Summary: Death Valley is forever marred because it stars Ralphie from A Christmas Story. It was released two years before that movie came out but I’ll admit, it’s really hard to watch this without constantly thinking of A Christmas Story. I mean, I keep trying to imagine it’s just some random kid so I can enjoy the movie, but I can’t because he’s just so goddamned Ralphie.
So Ralphie plays a character named Billy. In the opening scene we see him shopping with his dad, going to an art museum, etc. Then we learn that dad doesn’t live at home and the parents are divorced. Billy says goodbye to his dad and then leaves with his mother for a trip to Death Valley to visit her hometown and apparently the guy she’s been banging. Once there, Billy acts all possessive of his mother, and they take a trip to an abandoned mine. On the way there, Billy sees an ominous 57 Chevy following them.
Then we flash to a scene of some young adults “partying” at one of the abandoned mine sites. I know they’re partying because they are drinking Olympia. At this point I’d like to remind anyone who still has access to Olympia that I will pay good money to have 12-packs mailed to me. So one of the partying young adults who happens to be wearing a tube top goes to make sandwiches in their RV.
Then her boyfriend walks in during a very erotic cucumber cutting scene, which results in the removal of said tube-top. As you’ll notice in the picture above, there is a fifth hand reaching for the knife. The two young adults are then slaughtered without much gore or boobage. This just happens to be the same mine Billy and his mom and soon-to-be-new-step dad stumble upon. Since Billy is an asshole, he wanders into the RV. His soon-to-be-step dad interrupts his exploration before he finds the bodies.
Later, at the restaurant, Billy’s mom orders orange juice and chili. Billy orders a hamburger and keeps looking at a necklace he stole from the RV. He notices the waiter is wearing a similar necklace and gets all spooked. Seriously though, who orders chili as a main course for dinner? And then who gets a nice satisfying glass of orange juice to accompany the chili? As the family leaves the diner they encounter a crash scene featuring sheriff Wilford Brimley. An RV is all burned to shit and Ralphie offers up the necklace he stole and talks about the mysterious 57 Chevy. Later, Wilford talks with another cop who alludes to the fact that the people in the RV were “cut up just like the ones last year” and that “he’s at it again.”

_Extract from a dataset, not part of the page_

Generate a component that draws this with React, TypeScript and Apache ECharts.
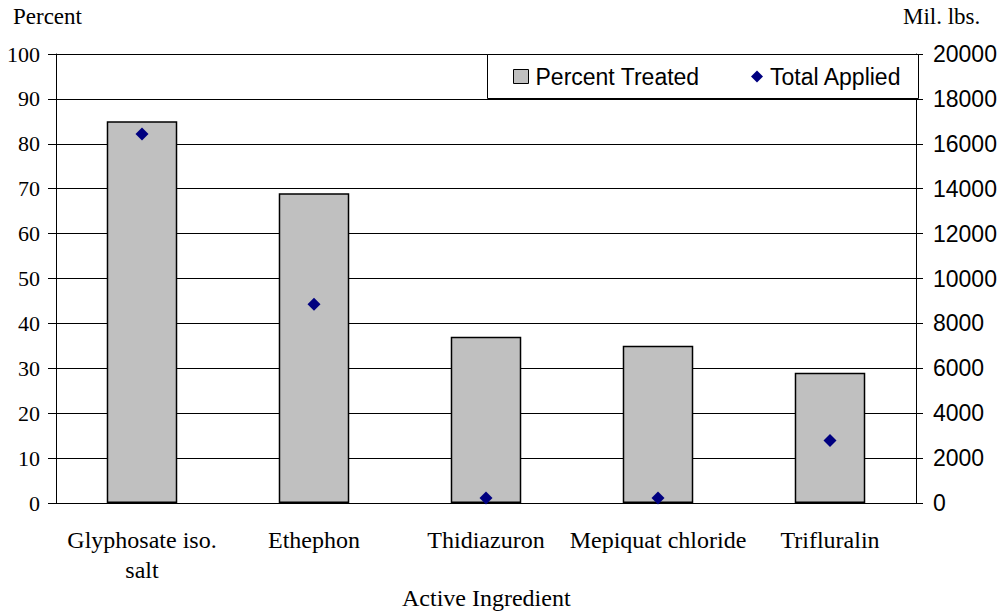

The family goes to a ghost town and Wilford Brimley goes to talk to the waiter at the waiter’s house, which I think he refers to as “The Peterson Place.” During their conversation, Wilford alludes to the waiter’s brother and some other stupid subplot no one cares about. Then he catches a pick axe in his chest as he leaves with the waiter. At this point the filmmakers want you to believe the waiter is in cahoots with the killer. Billy wanders around an “Old West” museum and plays with some mannequins, one of whom he refers to as “Black Bart” just like in A Christmas Story. Later on, step dad tries to have “the step-dad talk” with Billy/Ralphie. You know the one: They say they respect your dad and they’re not trying to replace them, but they love your mother and want to make her happy. I’m sure you’ve been through it. It’s hilarious. A grown man having to say that to a kid.
So Billy’s mom and step-dad go out and leave him with a fat babysitter stereotype who can’t stop eating. When she goes out for food, she gets her throat slashed by mysterious unknown killer. We then see the killer is the waiter from the restaurant. Billy locks himself in the bathroom and attempts to outsmart the killer by making steam with hot water and filling a shower cap with powder and aftershave and shampoo. Apparently they only were able to do one take on this scene, because when the killer enters and Billy tries to throw the shower cap at his head, it clearly misses and Billy just sort of fumbles with it. The killer then overreacts like he’s blinded by the concoction. Billy runs and hides in the killer’s car. Eventually (one minute) the killer tires of trying to find Billy and gets in his car.
All this time his parents were at a bar where they overheard about more killings. They then rush home and find Billy gone. They go to The Peterson place for some reason and find Billy, a dead Wilford Brimley, and the waiter guy with his shotgun. Somehow the family is inside the house and the waiter is outside where he proceeds to throw parts of a car (hubcaps, grill, fender) through the windows. The waiter runs in the house, shoots at them, and then I assume he is killed by the step-dad. They then walk away (car was ruined with shotgun) and head to “the tourist castle down the road” looking for shelter. They call the cops, a car arrives, the step-dad sees the dead waiter inside the car and is then attacked my some other mysterious guy wielding a knife and a really stiff arm with a little to no control over how far his arm arc swings and no ability to control it once in motion. Billy runs out into the desert and then his mom and step-dad hit the guy with a car and kill him.
The movie ends when Billy hugs his mom. Then he hugs his step-dad, which males step-dads across the wold get teary-eyed. Freeze frame, credits role, and no real explanation for anything is given. In fact, the body count wasn’t even that high. \The box boasts how the entire movie was filmed “in the desert,” but really you didn’t see much of the desert, just a bunch of tourist shops and a fake-ass ghost town.
Poster and Box Art: This poster looks like an ad for a sex doll, compete with guy wielding a switchblade at it. Then there’s also this Turkish poster that is pretty odd looking as well.
Availability: Unfortunately unavailable at this time. I can’t even find any VHS on eBay. Hopefully with the new resurgence of Peter Billingsley’s career thanks to Vince Vaughn, we’ll be seeing a full reissue of this wonderful piece of cinema.